Analisis ikonografi berfokus pada analisis material, langgam arca atau detail arca. Analisis langgam arca, misalnya, bertujuan untuk mengetahui apakah arca yang ditemukan sudah memenuhi persyaratan pembuatan arca Hindu, yakni hiasan apa saja yang menempel di arca. Hiasan itu berupa mahkota, gelang, kalung, upawita (tali kasta yang diselempangkan), termasuk senjata-senjata cakra dan sangka (cangkang).
Dari pengamatan benda, Nugroho membenarkan arca yang ditemukan Ngatiran adalah arca Durga di Indonesia. Acuannya, ciri utama yang umum terlihat pada acar Durga di India adalah dewa yang menunggang singa. Sedangkan arca Durga di Indonesia sangat dipengaruhi tradisi lokal dengan ciri utama sang dewa menaiki lembu atau nandi.

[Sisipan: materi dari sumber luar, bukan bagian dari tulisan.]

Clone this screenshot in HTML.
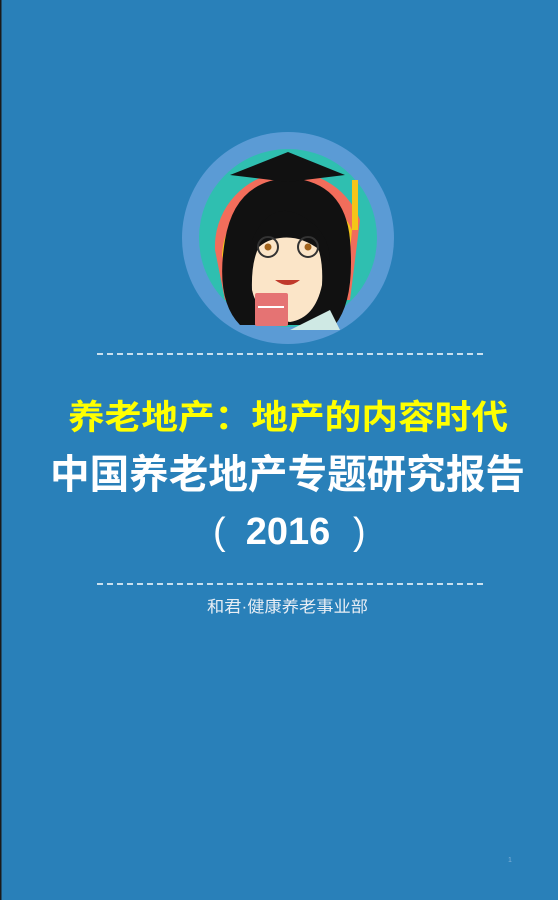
<!DOCTYPE html>
<html><head><meta charset="utf-8"><style>
html,body{margin:0;padding:0;width:558px;height:900px;overflow:hidden;background:#2980b9}
svg{display:block}
text{font-family:"Liberation Sans","Noto Sans CJK SC",sans-serif}
</style></head><body>
<svg width="558" height="900" viewBox="0 0 558 900">
<rect x="0" y="0" width="558" height="900" fill="#2980b9"/>
<rect x="0" y="0" width="1.5" height="900" fill="#1a1a1a"/>
<g>
<circle cx="288" cy="238" r="106" fill="#5b9bd5"/>
<circle cx="288" cy="238" r="89" fill="#2fbfb0"/>
<path d="M215 250 A75 75 0 0 1 360 220 L350 300 L225 300Z" fill="#f26d5b"/>
<path d="M222 255 A68 68 0 0 1 352 230 L345 300 L232 300Z" fill="#f5c518"/>
<path d="M240 325 Q215 300 225 240 Q235 180 290 178 Q345 182 350 240 Q355 300 335 325Z" fill="#111"/>
<path d="M252 290 Q250 230 290 225 Q325 230 322 285 Q315 318 290 322 Q258 318 252 290Z" fill="#fbe5c8"/>
<path d="M252 240 Q270 200 300 215 Q330 230 330 262 L320 250 Q300 235 280 238 Q262 240 252 255Z" fill="#111"/>
<circle cx="268" cy="247" r="10" fill="none" stroke="#333" stroke-width="2"/>
<circle cx="308" cy="247" r="10" fill="none" stroke="#333" stroke-width="2"/>
<circle cx="268" cy="247" r="3.5" fill="#a0621c"/><circle cx="308" cy="247" r="3.5" fill="#a0621c"/>
<path d="M275 280 Q288 290 300 280" fill="#c0392b"/>
<path d="M230 175 L288 152 L345 175 L288 182Z" fill="#111"/>
<rect x="352" y="180" width="6" height="50" fill="#f5c518"/>
<path d="M290 330 L330 310 L340 330Z" fill="#cfe9e4"/>
<rect x="255" y="293" width="33" height="33" fill="#e57373" rx="2"/>
<rect x="258" y="306" width="26" height="2" fill="#fff"/>
</g>
<line x1="97" y1="354" x2="485" y2="354" stroke="#fff" stroke-width="1.5" stroke-dasharray="6,4"/>
<text x="68" y="429" textLength="440" lengthAdjust="spacingAndGlyphs" font-size="34" font-weight="bold" fill="#ffff00">养老地产：地产的内容时代</text>
<text x="50" y="488" textLength="475" lengthAdjust="spacingAndGlyphs" font-size="40" font-weight="bold" fill="#fff">中国养老地产专题研究报告</text>
<g>
<text x="213" y="544" font-size="38" fill="#fff">(</text>
<text x="288" y="544" text-anchor="middle" font-size="38" font-weight="bold" fill="#fff">2016</text>
<text x="353" y="544" font-size="38" fill="#fff">)</text>
</g>
<line x1="97" y1="584" x2="485" y2="584" stroke="#fff" stroke-width="1.5" stroke-dasharray="6,4"/>
<text x="207" y="612" textLength="161" lengthAdjust="spacingAndGlyphs" font-size="16" fill="#e8eef5">和君·健康养老事业部</text>
<text x="508" y="862" font-size="7" fill="#7fb0d8">1</text>
</svg>
</body></html>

Dilihat dari penggambaran Dewi Durga-nya, arca di Jatiguwi identik dengan akhir masa Singosari. Durga di Jatiguwi identik dengan aliran kiri, yakni Durga yang digambarkan sedang krodha (murka). Dalam kondisi normal, itu adalah manifestasi Dewi Parwati. Sedangkan dalam kondisi marah ia menjelma menjadi Dewi Durga Mahisasuramardini. “Analisis ikonografi itu juga nantinya berkaitan dengan pemberian kompensasi pada si penemu,” kata Nugroho.
Sebelumnya, pada Rabu, 9 September 2015, Mardzuki Dwi Cahyono menyarankan kepada Balai Pelestarian Cagar Budaya Mojokerto untuk melakuan uji penggalian di lokasi penemuan arca Dewi Durga Mahisasuramardini.
Menurut arkeolog dari Universitas Negeri Malang itu, penemuan arca Dewi Durga Mahisasuramardini menambah referensi peninggalan purbakala di selatan Gunung Kawi lantaran selama ini banyak penemuan benda purbakala di tempat lainnya.